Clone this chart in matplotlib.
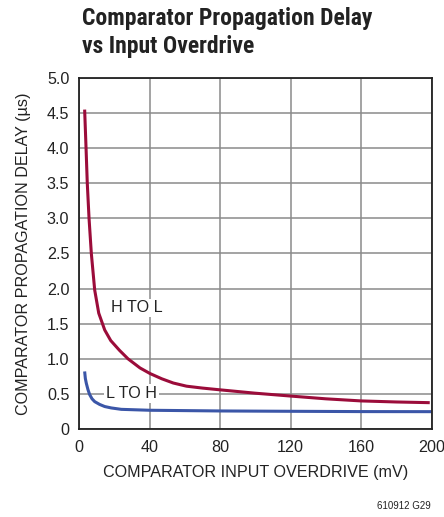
import matplotlib
matplotlib.use("Agg")
import matplotlib.pyplot as plt
from matplotlib import font_manager as fm

names = {f.name for f in fm.fontManager.ttflist}
cond = next((n for n in ['Liberation Sans Narrow', 'Roboto Condensed', 'Liberation Sans'] if n in names), 'DejaVu Sans')
plt.rcParams['font.family'] = ['Liberation Sans', 'DejaVu Sans']

# Data (overdrive in mV, delay in us)
hl_x = [3.2, 4.0, 4.7, 5.7, 7.0, 8.9, 11.2, 14.6, 18, 23, 27.8, 34.6, 40.3, 47, 53.5,
        61, 70, 80.4, 100, 119.7, 140, 160, 180, 199]
hl_y = [4.55, 4.0, 3.5, 3.0, 2.5, 1.98, 1.65, 1.41, 1.26, 1.12, 1.0, 0.87, 0.79, 0.715, 0.655,
        0.61, 0.583, 0.557, 0.51, 0.47, 0.43, 0.40, 0.385, 0.375]
lh_x = [3.2, 3.6, 4.16, 5.1, 6.05, 7.4, 8.9, 11.7, 14.6, 18.3, 24, 40, 80, 113, 160, 200]
lh_y = [0.82, 0.72, 0.65, 0.56, 0.49, 0.43, 0.39, 0.35, 0.32, 0.30, 0.28, 0.267, 0.257, 0.253, 0.248, 0.247]

x_ticks = [0, 40, 80, 120, 160, 200]
y_ticks = [0, 0.5, 1.0, 1.5, 2.0, 2.5, 3.0, 3.5, 4.0, 4.5, 5.0]

fig = plt.figure(figsize=(4.44, 5.17), dpi=100)
W, H = 444, 517
ax = fig.add_axes([79 / W, 1 - 429 / H, (431.5 - 79) / W, (429 - 78) / H])

ax.plot(hl_x, hl_y, color='#9b0c3a', lw=2.2, solid_capstyle='butt', solid_joinstyle='round')
ax.plot(lh_x, lh_y, color='#3b56a8', lw=2.2, solid_capstyle='butt', solid_joinstyle='round')

ax.set_xlim(0, 200)
ax.set_ylim(0, 5.0)
ax.set_xticks(x_ticks)
ax.set_xticklabels([str(v) for v in x_ticks])
ax.set_yticks(y_ticks)
ax.set_yticklabels([f"{v:.1f}" if v else "0" for v in y_ticks])
ax.tick_params(length=0, labelsize=11.6, colors='#222222')
ax.tick_params(axis='x', pad=8)
ax.tick_params(axis='y', pad=7)
ax.grid(True, color='#8a8a8a', lw=1.1)
ax.set_axisbelow(True)
for s in ax.spines.values():
    s.set_color('#222222')
    s.set_linewidth(1.3)

ax.set_xlabel('COMPARATOR INPUT OVERDRIVE (mV)', fontsize=11.6, color='#222222', labelpad=7)
ax.set_ylabel('COMPARATOR PROPAGATION DELAY (µs)', fontsize=11.6, color='#222222', labelpad=11)

ax.text(18.2, 1.73, 'H TO L', fontsize=11.6, color='#222222', va='center', ha='left',
        bbox=dict(facecolor='white', edgecolor='none', pad=1))
ax.text(15.1, 0.51, 'L TO H', fontsize=11.6, color='#222222', va='center', ha='left',
        bbox=dict(facecolor='white', edgecolor='none', pad=1.5))

fig.text(82 / W, 1 - 25 / H, 'Comparator Propagation Delay', family=[cond, 'DejaVu Sans'],
         fontsize=17, fontweight='bold', color='#222222', ha='left', va='baseline')
fig.text(82 / W, 1 - 53 / H, 'vs Input Overdrive', family=[cond, 'DejaVu Sans'],
         fontsize=17, fontweight='bold', color='#222222', ha='left', va='baseline')
fig.text(431 / W, 1 - 506 / H, '610912 G29', fontsize=7, color='#222222', ha='right', va='center')

fig.savefig('out.png', dpi=100)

_Goal_:
Where does the word "matplotlib" appear? Return each line that holds it.

_Response to the task_:
Clone this chart in matplotlib.
import matplotlib
matplotlib.use("Agg")
import matplotlib.pyplot as plt
from matplotlib import font_manager as fm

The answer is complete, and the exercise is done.